• REQUIREMENT:
From the listing below, pick out each line with the word "matplotlib".

━━━━━ EXTRACTED INFORMATION ━━━━━

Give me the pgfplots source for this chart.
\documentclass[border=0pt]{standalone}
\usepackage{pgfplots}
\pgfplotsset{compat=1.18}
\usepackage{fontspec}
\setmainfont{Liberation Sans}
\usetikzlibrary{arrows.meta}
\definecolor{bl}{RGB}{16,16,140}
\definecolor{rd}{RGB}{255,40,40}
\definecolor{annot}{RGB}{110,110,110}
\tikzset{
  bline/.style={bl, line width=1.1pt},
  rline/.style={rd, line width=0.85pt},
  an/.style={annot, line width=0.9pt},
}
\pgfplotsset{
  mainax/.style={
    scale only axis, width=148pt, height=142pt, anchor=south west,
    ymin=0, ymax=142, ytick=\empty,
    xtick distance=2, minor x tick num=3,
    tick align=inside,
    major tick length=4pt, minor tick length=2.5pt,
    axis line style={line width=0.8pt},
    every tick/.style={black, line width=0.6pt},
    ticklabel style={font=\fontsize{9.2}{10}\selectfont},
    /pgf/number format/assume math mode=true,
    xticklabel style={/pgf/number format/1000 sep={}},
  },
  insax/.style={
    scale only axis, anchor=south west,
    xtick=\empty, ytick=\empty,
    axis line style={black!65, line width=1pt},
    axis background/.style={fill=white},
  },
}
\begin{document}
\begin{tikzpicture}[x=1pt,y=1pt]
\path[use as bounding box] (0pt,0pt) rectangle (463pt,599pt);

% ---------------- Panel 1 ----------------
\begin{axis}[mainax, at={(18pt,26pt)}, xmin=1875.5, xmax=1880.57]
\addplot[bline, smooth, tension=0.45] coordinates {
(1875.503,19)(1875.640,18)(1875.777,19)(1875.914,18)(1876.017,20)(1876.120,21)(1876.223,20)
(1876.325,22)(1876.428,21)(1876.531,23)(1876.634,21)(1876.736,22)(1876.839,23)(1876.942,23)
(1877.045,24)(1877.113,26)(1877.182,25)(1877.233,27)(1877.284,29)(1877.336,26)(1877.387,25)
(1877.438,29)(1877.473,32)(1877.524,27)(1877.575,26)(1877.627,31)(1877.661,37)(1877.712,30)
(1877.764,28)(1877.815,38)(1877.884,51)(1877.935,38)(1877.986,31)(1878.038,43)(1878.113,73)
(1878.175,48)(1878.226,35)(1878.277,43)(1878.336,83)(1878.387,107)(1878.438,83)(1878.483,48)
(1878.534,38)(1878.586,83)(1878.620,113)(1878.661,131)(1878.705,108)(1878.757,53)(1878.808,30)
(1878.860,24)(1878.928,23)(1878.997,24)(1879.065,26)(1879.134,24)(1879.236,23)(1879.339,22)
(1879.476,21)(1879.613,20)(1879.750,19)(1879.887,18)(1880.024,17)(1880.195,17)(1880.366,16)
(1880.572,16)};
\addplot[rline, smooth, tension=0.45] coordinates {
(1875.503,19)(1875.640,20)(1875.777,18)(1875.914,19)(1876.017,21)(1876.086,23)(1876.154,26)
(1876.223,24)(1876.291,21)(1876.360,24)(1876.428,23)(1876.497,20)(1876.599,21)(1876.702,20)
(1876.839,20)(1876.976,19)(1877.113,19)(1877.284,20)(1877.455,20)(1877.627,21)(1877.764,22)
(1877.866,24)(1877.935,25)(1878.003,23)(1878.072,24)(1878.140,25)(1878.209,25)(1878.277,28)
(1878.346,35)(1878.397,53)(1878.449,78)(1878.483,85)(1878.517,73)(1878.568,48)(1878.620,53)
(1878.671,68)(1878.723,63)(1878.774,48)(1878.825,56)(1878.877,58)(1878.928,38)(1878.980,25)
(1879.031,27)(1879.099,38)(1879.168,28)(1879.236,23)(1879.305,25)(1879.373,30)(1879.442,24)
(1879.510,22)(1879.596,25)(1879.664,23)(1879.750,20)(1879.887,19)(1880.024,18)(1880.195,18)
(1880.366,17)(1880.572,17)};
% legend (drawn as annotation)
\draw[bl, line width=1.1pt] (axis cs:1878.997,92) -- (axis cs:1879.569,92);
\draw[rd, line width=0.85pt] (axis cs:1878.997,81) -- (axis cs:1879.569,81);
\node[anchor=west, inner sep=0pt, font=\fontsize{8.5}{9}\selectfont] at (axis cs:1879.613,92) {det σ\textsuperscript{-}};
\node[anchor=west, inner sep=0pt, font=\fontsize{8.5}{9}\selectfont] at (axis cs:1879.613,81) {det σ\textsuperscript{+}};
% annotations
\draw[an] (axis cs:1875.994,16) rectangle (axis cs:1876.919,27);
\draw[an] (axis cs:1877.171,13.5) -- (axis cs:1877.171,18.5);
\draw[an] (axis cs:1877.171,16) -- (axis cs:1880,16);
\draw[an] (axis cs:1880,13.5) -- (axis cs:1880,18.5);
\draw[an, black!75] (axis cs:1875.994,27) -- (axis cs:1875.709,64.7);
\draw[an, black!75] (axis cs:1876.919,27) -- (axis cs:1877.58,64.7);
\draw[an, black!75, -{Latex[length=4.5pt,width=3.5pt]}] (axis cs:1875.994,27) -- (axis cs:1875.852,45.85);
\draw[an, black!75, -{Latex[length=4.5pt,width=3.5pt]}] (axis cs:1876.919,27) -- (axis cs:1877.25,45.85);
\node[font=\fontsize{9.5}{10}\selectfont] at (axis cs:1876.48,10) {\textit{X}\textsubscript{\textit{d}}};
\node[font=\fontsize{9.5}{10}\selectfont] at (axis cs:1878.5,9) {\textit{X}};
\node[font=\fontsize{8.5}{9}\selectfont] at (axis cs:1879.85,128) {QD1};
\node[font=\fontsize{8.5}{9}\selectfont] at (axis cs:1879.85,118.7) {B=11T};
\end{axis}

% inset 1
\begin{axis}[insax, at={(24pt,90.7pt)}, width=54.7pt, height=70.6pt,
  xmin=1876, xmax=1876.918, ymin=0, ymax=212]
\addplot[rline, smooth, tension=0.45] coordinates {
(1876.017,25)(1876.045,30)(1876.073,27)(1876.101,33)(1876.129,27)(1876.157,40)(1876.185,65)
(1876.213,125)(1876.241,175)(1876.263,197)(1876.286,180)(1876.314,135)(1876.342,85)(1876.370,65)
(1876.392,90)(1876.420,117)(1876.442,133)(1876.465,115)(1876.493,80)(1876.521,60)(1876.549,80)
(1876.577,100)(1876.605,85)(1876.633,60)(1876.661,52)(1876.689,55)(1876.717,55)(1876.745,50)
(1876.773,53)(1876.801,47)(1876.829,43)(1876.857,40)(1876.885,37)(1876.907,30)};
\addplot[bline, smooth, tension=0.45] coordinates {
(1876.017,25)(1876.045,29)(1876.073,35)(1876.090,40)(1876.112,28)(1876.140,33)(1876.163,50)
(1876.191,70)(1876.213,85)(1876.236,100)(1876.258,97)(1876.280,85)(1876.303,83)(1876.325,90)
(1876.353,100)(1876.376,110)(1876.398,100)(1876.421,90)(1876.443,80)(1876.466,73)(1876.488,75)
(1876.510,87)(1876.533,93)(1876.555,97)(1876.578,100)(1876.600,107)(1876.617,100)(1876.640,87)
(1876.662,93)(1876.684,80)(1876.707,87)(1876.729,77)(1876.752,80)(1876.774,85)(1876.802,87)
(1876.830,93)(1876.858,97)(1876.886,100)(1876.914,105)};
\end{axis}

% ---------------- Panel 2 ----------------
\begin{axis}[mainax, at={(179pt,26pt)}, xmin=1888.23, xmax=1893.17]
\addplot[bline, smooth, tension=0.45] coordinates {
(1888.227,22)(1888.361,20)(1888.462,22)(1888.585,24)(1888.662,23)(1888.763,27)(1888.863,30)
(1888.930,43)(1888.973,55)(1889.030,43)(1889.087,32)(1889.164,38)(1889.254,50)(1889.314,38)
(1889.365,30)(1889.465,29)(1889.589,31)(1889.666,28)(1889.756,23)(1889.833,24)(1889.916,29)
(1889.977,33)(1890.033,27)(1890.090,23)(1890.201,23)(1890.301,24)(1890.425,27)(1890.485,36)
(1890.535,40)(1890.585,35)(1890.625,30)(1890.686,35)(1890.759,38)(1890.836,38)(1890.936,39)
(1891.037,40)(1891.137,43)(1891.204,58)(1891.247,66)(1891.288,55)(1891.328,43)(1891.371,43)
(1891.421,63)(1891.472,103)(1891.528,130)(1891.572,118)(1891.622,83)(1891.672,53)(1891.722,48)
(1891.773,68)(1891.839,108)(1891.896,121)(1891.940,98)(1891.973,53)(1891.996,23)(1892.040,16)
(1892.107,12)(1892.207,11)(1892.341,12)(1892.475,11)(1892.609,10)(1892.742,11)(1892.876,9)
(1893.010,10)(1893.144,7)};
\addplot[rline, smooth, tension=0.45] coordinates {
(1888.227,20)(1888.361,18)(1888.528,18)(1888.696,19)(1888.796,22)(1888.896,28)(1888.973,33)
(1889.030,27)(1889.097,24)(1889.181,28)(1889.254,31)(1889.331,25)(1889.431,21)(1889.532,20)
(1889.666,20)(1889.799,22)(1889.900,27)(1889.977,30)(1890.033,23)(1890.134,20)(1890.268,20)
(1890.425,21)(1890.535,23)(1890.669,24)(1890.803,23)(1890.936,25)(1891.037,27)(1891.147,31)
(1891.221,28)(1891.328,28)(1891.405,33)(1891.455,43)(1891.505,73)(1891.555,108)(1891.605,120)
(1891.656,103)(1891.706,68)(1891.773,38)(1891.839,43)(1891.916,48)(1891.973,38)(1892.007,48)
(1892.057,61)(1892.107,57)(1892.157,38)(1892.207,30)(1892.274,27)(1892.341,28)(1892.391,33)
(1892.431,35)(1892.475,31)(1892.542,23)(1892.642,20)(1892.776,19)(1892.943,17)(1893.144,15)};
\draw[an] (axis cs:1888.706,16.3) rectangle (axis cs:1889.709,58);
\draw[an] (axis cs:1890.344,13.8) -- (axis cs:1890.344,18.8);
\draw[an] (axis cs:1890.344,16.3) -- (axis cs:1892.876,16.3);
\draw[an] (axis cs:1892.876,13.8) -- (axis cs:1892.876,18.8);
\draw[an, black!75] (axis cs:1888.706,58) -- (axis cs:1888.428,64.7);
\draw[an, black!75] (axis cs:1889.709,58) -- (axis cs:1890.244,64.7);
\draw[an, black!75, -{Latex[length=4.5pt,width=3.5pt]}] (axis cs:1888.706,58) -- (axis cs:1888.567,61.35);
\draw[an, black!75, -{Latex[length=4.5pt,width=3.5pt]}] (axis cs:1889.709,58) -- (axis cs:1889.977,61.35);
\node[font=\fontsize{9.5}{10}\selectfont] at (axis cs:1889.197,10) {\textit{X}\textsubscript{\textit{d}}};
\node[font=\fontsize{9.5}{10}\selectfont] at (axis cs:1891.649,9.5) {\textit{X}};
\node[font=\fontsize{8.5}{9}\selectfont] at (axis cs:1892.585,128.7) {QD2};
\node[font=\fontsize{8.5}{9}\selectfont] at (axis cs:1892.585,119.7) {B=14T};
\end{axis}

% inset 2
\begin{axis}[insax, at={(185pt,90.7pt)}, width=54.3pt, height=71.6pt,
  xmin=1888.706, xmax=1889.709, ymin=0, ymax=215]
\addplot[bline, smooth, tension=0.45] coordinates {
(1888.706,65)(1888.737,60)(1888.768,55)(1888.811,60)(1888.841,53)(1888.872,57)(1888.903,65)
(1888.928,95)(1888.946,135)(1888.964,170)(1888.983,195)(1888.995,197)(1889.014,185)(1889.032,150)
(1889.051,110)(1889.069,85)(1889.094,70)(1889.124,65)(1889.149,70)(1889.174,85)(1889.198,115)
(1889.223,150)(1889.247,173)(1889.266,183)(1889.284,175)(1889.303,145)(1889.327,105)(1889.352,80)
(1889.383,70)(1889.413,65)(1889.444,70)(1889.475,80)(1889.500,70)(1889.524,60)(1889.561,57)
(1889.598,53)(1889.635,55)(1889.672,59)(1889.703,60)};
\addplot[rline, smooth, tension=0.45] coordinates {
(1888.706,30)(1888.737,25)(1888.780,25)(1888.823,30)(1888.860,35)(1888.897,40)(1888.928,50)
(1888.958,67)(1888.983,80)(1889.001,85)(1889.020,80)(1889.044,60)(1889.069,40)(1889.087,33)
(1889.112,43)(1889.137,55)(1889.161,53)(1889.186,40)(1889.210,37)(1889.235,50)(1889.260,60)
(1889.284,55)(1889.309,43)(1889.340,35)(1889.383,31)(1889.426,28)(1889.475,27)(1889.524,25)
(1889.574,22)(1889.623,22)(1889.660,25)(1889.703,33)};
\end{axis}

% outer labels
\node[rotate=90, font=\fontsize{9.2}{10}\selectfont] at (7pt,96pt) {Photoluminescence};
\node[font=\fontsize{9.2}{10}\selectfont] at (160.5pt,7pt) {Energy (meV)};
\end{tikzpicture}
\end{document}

━━━━━
━━━━━ EXTRACTED INFORMATION ━━━━━

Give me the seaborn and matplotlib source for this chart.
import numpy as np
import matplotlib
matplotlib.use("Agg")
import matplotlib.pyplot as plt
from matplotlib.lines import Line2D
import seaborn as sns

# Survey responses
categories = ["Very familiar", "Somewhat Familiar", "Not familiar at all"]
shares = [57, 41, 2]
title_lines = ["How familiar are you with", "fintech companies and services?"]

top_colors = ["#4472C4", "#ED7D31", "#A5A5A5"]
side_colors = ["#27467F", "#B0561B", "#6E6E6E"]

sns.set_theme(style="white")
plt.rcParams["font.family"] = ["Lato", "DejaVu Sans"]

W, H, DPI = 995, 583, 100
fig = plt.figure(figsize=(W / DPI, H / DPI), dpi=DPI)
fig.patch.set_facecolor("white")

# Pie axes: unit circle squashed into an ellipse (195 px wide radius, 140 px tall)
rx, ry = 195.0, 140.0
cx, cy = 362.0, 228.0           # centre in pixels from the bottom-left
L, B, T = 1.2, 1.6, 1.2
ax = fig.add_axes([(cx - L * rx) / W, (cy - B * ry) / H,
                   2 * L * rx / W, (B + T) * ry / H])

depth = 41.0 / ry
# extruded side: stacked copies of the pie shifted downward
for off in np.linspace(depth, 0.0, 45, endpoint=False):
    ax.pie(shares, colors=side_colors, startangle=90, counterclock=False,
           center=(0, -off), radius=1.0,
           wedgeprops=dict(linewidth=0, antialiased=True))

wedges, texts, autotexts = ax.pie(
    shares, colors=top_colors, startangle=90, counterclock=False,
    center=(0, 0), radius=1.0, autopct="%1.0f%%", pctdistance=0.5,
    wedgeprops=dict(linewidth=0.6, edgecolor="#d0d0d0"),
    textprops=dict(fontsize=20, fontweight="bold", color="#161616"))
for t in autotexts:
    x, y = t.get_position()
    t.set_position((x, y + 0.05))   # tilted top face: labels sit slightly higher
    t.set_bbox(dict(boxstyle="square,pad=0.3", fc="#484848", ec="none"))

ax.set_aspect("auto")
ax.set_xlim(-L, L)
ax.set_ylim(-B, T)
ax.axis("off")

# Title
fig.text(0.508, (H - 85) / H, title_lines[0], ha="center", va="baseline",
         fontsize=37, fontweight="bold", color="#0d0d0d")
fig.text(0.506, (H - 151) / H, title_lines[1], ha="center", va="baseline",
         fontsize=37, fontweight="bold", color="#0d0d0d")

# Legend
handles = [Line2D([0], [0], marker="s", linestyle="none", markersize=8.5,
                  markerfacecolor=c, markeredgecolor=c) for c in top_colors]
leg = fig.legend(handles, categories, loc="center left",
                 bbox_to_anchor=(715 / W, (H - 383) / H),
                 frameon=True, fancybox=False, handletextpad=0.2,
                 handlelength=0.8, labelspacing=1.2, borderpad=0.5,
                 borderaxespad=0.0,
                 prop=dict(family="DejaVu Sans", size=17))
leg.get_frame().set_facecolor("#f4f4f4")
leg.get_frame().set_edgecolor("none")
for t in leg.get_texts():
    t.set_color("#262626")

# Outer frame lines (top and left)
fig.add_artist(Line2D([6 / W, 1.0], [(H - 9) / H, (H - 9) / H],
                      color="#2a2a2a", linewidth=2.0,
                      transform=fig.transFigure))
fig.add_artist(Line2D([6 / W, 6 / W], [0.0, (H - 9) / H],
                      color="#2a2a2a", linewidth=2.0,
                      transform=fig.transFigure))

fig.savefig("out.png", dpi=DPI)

━━━━━

• EXERCISE RESPONSE:
Give me the seaborn and matplotlib source for this chart.
import matplotlib
matplotlib.use("Agg")
import matplotlib.pyplot as plt
from matplotlib.lines import Line2D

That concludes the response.